## DATA BLOCK
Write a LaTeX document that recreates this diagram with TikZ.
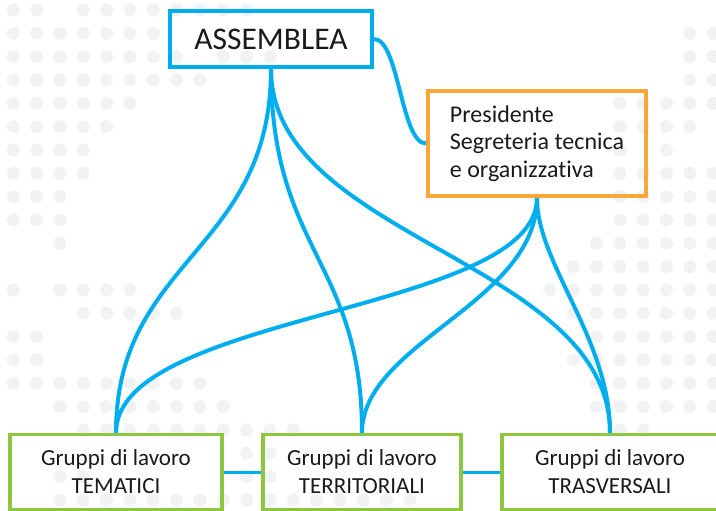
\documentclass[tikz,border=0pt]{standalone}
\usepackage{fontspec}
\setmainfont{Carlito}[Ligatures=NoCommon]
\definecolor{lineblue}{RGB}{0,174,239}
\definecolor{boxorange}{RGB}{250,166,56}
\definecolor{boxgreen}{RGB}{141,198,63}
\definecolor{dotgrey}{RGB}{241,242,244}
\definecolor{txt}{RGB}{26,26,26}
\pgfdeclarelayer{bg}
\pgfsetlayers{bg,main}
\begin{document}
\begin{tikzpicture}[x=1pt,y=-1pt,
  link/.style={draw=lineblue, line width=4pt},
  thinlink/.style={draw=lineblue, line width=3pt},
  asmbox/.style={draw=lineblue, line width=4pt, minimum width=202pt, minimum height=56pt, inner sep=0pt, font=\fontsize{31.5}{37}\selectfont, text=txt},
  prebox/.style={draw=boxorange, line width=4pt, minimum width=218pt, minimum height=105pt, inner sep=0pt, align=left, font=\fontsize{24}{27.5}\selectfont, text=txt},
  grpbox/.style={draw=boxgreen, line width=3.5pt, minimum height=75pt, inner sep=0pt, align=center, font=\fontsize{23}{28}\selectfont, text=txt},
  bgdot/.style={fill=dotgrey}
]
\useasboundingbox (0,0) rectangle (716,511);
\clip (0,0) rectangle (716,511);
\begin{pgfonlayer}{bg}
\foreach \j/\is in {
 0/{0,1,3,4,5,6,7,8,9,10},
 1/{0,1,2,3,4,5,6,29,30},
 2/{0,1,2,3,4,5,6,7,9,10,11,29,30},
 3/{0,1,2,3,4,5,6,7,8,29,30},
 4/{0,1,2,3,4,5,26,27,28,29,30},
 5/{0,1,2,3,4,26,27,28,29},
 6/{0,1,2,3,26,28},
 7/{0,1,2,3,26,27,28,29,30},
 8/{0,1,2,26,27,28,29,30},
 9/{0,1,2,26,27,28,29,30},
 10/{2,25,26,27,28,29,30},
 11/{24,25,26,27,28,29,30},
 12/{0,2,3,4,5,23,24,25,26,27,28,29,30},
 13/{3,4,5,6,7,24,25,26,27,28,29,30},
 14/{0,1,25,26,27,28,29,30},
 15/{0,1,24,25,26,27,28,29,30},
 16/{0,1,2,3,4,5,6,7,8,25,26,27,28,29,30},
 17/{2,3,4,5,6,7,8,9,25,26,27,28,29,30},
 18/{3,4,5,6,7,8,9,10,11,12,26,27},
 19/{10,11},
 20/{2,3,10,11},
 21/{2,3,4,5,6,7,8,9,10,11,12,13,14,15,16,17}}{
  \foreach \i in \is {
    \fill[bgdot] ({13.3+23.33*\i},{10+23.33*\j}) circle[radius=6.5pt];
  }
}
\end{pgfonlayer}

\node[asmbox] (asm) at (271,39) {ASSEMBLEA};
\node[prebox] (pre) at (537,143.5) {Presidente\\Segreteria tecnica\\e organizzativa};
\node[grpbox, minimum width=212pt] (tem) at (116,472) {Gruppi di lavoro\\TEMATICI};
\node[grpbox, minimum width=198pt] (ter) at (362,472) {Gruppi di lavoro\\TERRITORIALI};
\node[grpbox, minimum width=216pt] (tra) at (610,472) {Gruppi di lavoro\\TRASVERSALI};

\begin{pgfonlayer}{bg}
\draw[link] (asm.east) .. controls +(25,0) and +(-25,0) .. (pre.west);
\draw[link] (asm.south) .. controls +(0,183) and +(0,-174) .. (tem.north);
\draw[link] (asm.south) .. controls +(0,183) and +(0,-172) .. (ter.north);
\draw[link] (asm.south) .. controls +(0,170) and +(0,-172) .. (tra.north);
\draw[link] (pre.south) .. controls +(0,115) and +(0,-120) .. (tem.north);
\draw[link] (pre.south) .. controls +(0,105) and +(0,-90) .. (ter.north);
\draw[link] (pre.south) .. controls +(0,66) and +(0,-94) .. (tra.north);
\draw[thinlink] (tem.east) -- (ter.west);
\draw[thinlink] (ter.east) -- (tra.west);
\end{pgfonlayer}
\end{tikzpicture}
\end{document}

## EXERCISE INSTRUCTIONS
Pictures in the data above should not be copied; transcribe everything else exactly.

## WRITTEN ANSWER
Write a LaTeX document that recreates this diagram with TikZ.
\documentclass[tikz,border=0pt]{standalone}
\usepackage{fontspec}
\setmainfont{Carlito}[Ligatures=NoCommon]
\definecolor{lineblue}{RGB}{0,174,239}
\definecolor{boxorange}{RGB}{250,166,56}
\definecolor{boxgreen}{RGB}{141,198,63}
\definecolor{dotgrey}{RGB}{241,242,244}
\definecolor{txt}{RGB}{26,26,26}
\pgfdeclarelayer{bg}
\pgfsetlayers{bg,main}
\begin{document}
\begin{tikzpicture}[x=1pt,y=-1pt,
  link/.style={draw=lineblue, line width=4pt},
  thinlink/.style={draw=lineblue, line width=3pt},
  asmbox/.style={draw=lineblue, line width=4pt, minimum width=202pt, minimum height=56pt, inner sep=0pt, font=\fontsize{31.5}{37}\selectfont, text=txt},
  prebox/.style={draw=boxorange, line width=4pt, minimum width=218pt, minimum height=105pt, inner sep=0pt, align=left, font=\fontsize{24}{27.5}\selectfont, text=txt},
  grpbox/.style={draw=boxgreen, line width=3.5pt, minimum height=75pt, inner sep=0pt, align=center, font=\fontsize{23}{28}\selectfont, text=txt},
  bgdot/.style={fill=dotgrey}
]
\useasboundingbox (0,0) rectangle (716,511);
\clip (0,0) rectangle (716,511);
\begin{pgfonlayer}{bg}
\foreach \j/\is in {
 0/{0,1,3,4,5,6,7,8,9,10},
 1/{0,1,2,3,4,5,6,29,30},
 2/{0,1,2,3,4,5,6,7,9,10,11,29,30},
 3/{0,1,2,3,4,5,6,7,8,29,30},
 4/{0,1,2,3,4,5,26,27,28,29,30},
 5/{0,1,2,3,4,26,27,28,29},
 6/{0,1,2,3,26,28},
 7/{0,1,2,3,26,27,28,29,30},
 8/{0,1,2,26,27,28,29,30},
 9/{0,1,2,26,27,28,29,30},
 10/{2,25,26,27,28,29,30},
 11/{24,25,26,27,28,29,30},
 12/{0,2,3,4,5,23,24,25,26,27,28,29,30},
 13/{3,4,5,6,7,24,25,26,27,28,29,30},
 14/{0,1,25,26,27,28,29,30},
 15/{0,1,24,25,26,27,28,29,30},
 16/{0,1,2,3,4,5,6,7,8,25,26,27,28,29,30},
 17/{2,3,4,5,6,7,8,9,25,26,27,28,29,30},
 18/{3,4,5,6,7,8,9,10,11,12,26,27},
 19/{10,11},
 20/{2,3,10,11},
 21/{2,3,4,5,6,7,8,9,10,11,12,13,14,15,16,17}}{
  \foreach \i in \is {
    \fill[bgdot] ({13.3+23.33*\i},{10+23.33*\j}) circle[radius=6.5pt];
  }
}
\end{pgfonlayer}

\node[asmbox] (asm) at (271,39) {ASSEMBLEA};
\node[prebox] (pre) at (537,143.5) {Presidente\\Segreteria tecnica\\e organizzativa};
\node[grpbox, minimum width=212pt] (tem) at (116,472) {Gruppi di lavoro\\TEMATICI};
\node[grpbox, minimum width=198pt] (ter) at (362,472) {Gruppi di lavoro\\TERRITORIALI};
\node[grpbox, minimum width=216pt] (tra) at (610,472) {Gruppi di lavoro\\TRASVERSALI};

\begin{pgfonlayer}{bg}
\draw[link] (asm.east) .. controls +(25,0) and +(-25,0) .. (pre.west);
\draw[link] (asm.south) .. controls +(0,183) and +(0,-174) .. (tem.north);
\draw[link] (asm.south) .. controls +(0,183) and +(0,-172) .. (ter.north);
\draw[link] (asm.south) .. controls +(0,170) and +(0,-172) .. (tra.north);
\draw[link] (pre.south) .. controls +(0,115) and +(0,-120) .. (tem.north);
\draw[link] (pre.south) .. controls +(0,105) and +(0,-90) .. (ter.north);
\draw[link] (pre.south) .. controls +(0,66) and +(0,-94) .. (tra.north);
\draw[thinlink] (tem.east) -- (ter.west);
\draw[thinlink] (ter.east) -- (tra.west);
\end{pgfonlayer}
\end{tikzpicture}
\end{document}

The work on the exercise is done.